酒店搜索推荐的设计与分析
发布时间:2018-06-19 01:38
本文选题:推荐系统 + 酒店搜索 ; 参考:《华中科技大学》2013年硕士论文
【摘要】:随着信息技术和互联网的发展,人们从信息匮乏时代来到了信息过载时代,用户很难从海量的信息中快速获得对自己有用的信息,对信息的利用率反而下降了。因此过滤信息的能力成为了衡量一个信息系统好坏的重要指标。一个具好的信息系统,会从海量信息中过滤出用户最关注的信息,这将大大增加系统工作的效率,并节省用户寻找信息的时间。推荐系统正是在这种背景下应运而生,,作为传统搜索引擎的一个补充,在解决信息过载问题中发挥着重要的作用。 以某旅游垂直搜索网站为实例展开面向酒店搜索的推荐技术研究。

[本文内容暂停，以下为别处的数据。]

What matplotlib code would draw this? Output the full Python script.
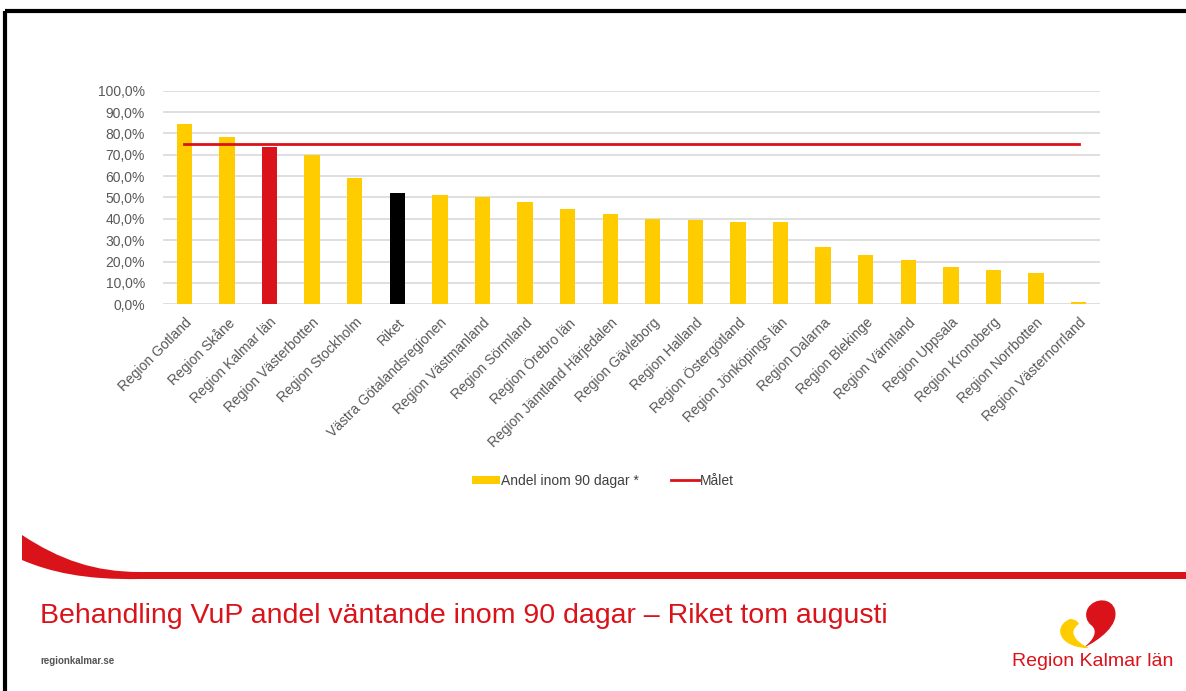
import matplotlib.pyplot as plt
import numpy as np
from matplotlib.patches import Patch, PathPatch
from matplotlib.lines import Line2D
from matplotlib.path import Path
from matplotlib.ticker import FuncFormatter

plt.rcParams['font.family'] = ['Liberation Sans', 'DejaVu Sans']

# Data (andel inom 90 dagar, %)
regions = ['Region Gotland', 'Region Skåne', 'Region Kalmar län', 'Region Västerbotten',
           'Region Stockholm', 'Riket', 'Västra Götalandsregionen', 'Region Västmanland',
           'Region Sörmland', 'Region Örebro län', 'Region Jämtland Härjedalen',
           'Region Gävleborg', 'Region Halland', 'Region Östergötland',
           'Region Jönköpings län', 'Region Dalarna', 'Region Blekinge', 'Region Värmland',
           'Region Uppsala', 'Region Kronoberg', 'Region Norrbotten', 'Region Västernorrland']
andel = [84.6, 78.4, 73.8, 69.8, 58.9, 52.0, 51.0, 50.2,
         47.9, 44.8, 42.4, 40.1, 39.3, 38.5,
         38.5, 26.8, 23.1, 20.9, 17.5, 15.9, 14.5, 1.2]
malet = 75.0

yellow = '#FFCC00'
red = '#DA121A'
bar_colors = []
for r in regions:
    if r == 'Region Kalmar län':
        bar_colors.append(red)
    elif r == 'Riket':
        bar_colors.append('black')
    else:
        bar_colors.append(yellow)

W, H = 1186, 691
fig = plt.figure(figsize=(W / 100, H / 100), dpi=100)

# overlay for the slide decorations (pixel coordinates)
deco = fig.add_axes([0, 0, 1, 1])
deco.set_xlim(0, W)
deco.set_ylim(H, 0)
deco.axis('off')

# chart
ax = fig.add_axes([163 / W, 1 - 304.3 / H, (1100 - 163) / W, (304.3 - 90.7) / H])
x = np.arange(len(regions))
ax.bar(x, andel, width=0.36, color=bar_colors, zorder=3)
ax.plot(x, [malet] * len(x), color=red, linewidth=2, zorder=4)
ax.set_xlim(-0.5, len(regions) - 0.5)
ax.set_ylim(0, 100)
ax.set_yticks(np.arange(0, 101, 10))
ax.yaxis.set_major_formatter(FuncFormatter(lambda v, p: ('%.1f%%' % v).replace('.', ',')))
ax.grid(axis='y', color='#D9D9D9', linewidth=1.2, zorder=0)
ax.set_axisbelow(True)
for s in ax.spines.values():
    s.set_visible(False)
ax.tick_params(axis='both', length=0)
ax.tick_params(axis='y', labelsize=10, labelcolor='#595959', pad=13)
ax.set_xticks(x)
ax.set_xticklabels(regions, rotation=45, ha='right', rotation_mode='anchor',
                   fontsize=10, color='#595959')
ax.tick_params(axis='x', pad=8)

handles = [Patch(facecolor=yellow, edgecolor='none', label='Andel inom 90 dagar *'),
           Line2D([0], [0], color=red, linewidth=2, label='Målet')]
fig.legend(handles=handles, loc='center', bbox_to_anchor=(603 / W, 1 - 481 / H),
           ncol=2, frameon=False, fontsize=10, handlelength=2.0, handleheight=0.55,
           handletextpad=0.1, columnspacing=2.3, labelcolor='#404040')

# frame lines (top and left)
deco.plot([5, W], [10.5, 10.5], color='black', linewidth=3, solid_capstyle='butt')
deco.plot([5, 5], [10.5, H], color='black', linewidth=3, solid_capstyle='butt')

# red swoosh + band
sw = Path([(22, 535), (60, 560), (95, 572), (140, 572), (W, 572), (W, 579),
           (140, 579), (85, 580), (50, 572), (22, 560), (22, 535)],
          [Path.MOVETO, Path.CURVE4, Path.CURVE4, Path.CURVE4, Path.LINETO, Path.LINETO,
           Path.LINETO, Path.CURVE4, Path.CURVE4, Path.CURVE4, Path.CLOSEPOLY])
deco.add_patch(PathPatch(sw, facecolor=red, edgecolor='none'))

# title and footer
deco.text(40, 616, 'Behandling VuP andel väntande inom 90 dagar – Riket tom augusti',
          color=red, fontsize=20.5, ha='left', va='center')
deco.text(40, 661, 'regionkalmar.se', color='#555555', fontsize=7, fontweight='bold',
          ha='left', va='center')

# logo
heart_red = Path([(1083, 648), (1100, 640), (1119, 625), (1115, 610),
                  (1112, 598), (1095, 597), (1088, 608),
                  (1084, 615), (1087, 622), (1091, 625),
                  (1099, 631), (1093, 641), (1083, 648)],
                 [Path.MOVETO, Path.CURVE4, Path.CURVE4, Path.CURVE4,
                  Path.CURVE4, Path.CURVE4, Path.CURVE4,
                  Path.CURVE4, Path.CURVE4, Path.CURVE4,
                  Path.CURVE4, Path.CURVE4, Path.CURVE4])
deco.add_patch(PathPatch(heart_red, facecolor=red, edgecolor='none'))
heart_yel = Path([(1070, 619), (1053, 626), (1058, 646), (1085, 648),
                  (1089, 648), (1076, 642), (1067, 632), (1079, 624),
                  (1077, 620), (1073, 619), (1070, 619)],
                 [Path.MOVETO, Path.CURVE4, Path.CURVE4, Path.CURVE4,
                  Path.LINETO, Path.CURVE4, Path.CURVE4, Path.CURVE4,
                  Path.CURVE4, Path.CURVE4, Path.CURVE4])
deco.add_patch(PathPatch(heart_yel, facecolor=yellow, edgecolor='none'))
deco.text(1093, 662, 'Region Kalmar län', color=red, fontsize=14, ha='center', va='center')

fig.savefig('out.png', dpi=100)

在深入分析了各种常用推荐系统后,结合酒店搜索的特点,设计了一种基于酒店相似度的酒店推荐系统。系统的设计思路是根据用户最近的访问酒店推测出用户的兴趣,然后推荐相似的酒店。系统包括离线模块和线上模块,离线模块根据点击日志和酒店信息计算酒店相似性表,线上模块根据用户的最近访问历史计算出推荐结果并负责收集用户反馈和记录系统状态。为了对系统进行离线评测和研究,同时设计了一种基于用户访问时间序列的推荐评测系统,并定义了命中率和命中率精度两个精确度指标作为主要的评测指标。该评测系统把每个用户的点击详情日志看成访问序列,用最近访问历史、当前访问酒店和目标酒店组成的时间窗口在访问序列上滑动来模拟回放用户的访问和推荐过程,并进行相关统计,计算出评测指标。该评测系统被用来研究基于内容、协同过滤等多种相似性算法对系统的影响,并探究影响推荐效果的各种因素和改进系统的方法。 经过研究,发现使用基于协同过滤的Amazon相似性算法和点击详情转化率相似性算法的效果最好,归一化相似性是必要的,应该经常更新酒店相似性表。使用最佳训练集长度、过滤坏数据、组合使用多推荐引擎可以有效改进系统效果。综合使用这些改进方法之后,相对于原始系统,命中率提高了7%,命中率精度提高了15%。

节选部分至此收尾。